By The News Desk|22 February 2017

As a consumer, you run a range of risks when taking a plane, from the fact that it will take off on time to finding your luggage has arrived safely at the other end. But technology upgrades have revolutionised the efficiency of the airline industry, a sector which has been leading the way in leveraging big data, especially in four key ways:

  1. Airlines can more closely monitor their planes and anticipate repairs, ordering parts ahead of time and knowing which parts to have on hand for last-minute mechanical issues.
  2. Thanks to cloud data storage and big data analytics, airlines can now track how much fuel each plane is using and take all of these factors into consideration.
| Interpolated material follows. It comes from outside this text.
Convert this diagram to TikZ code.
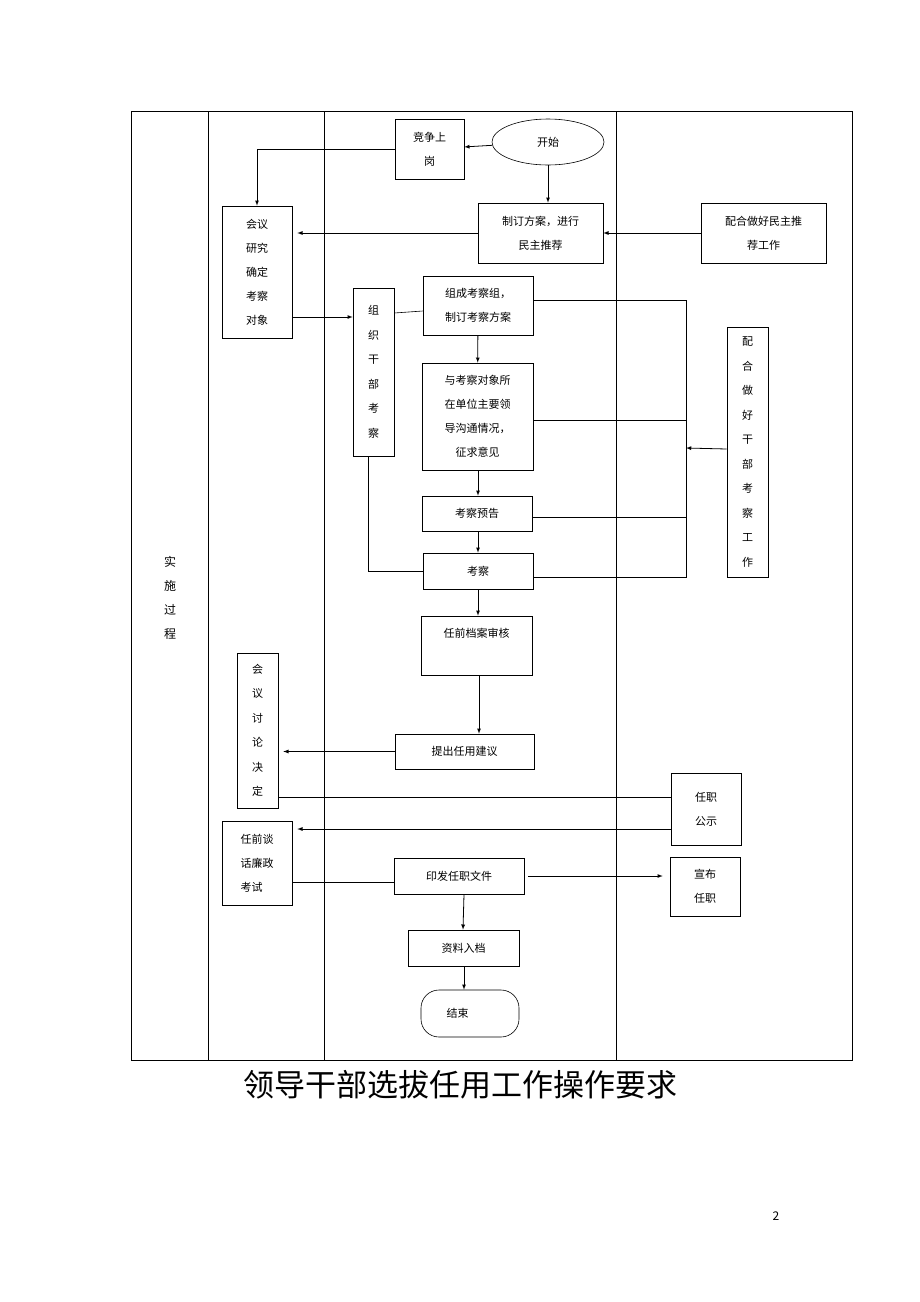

Southwest has already utilised big data across 700 Boeing 737s and potentially saved $100 million in jet fuel costs.
  3. Leaving empty seats on flights usually costs airlines money, but using real-time data, airlines can now determine whether it’s better to wait for a passenger, or leave on time in order to prevent other passengers from missing their connecting flights.
  4. Airlines can also offer luggage tracking via apps and tracking data, also helping travellers track down lost or delayed luggage.

This win-win use of big data means that airlines that save on fuel, maintenance, and fewer missed flights, and have the cash to offer lower fares, leading to more customer loyalty.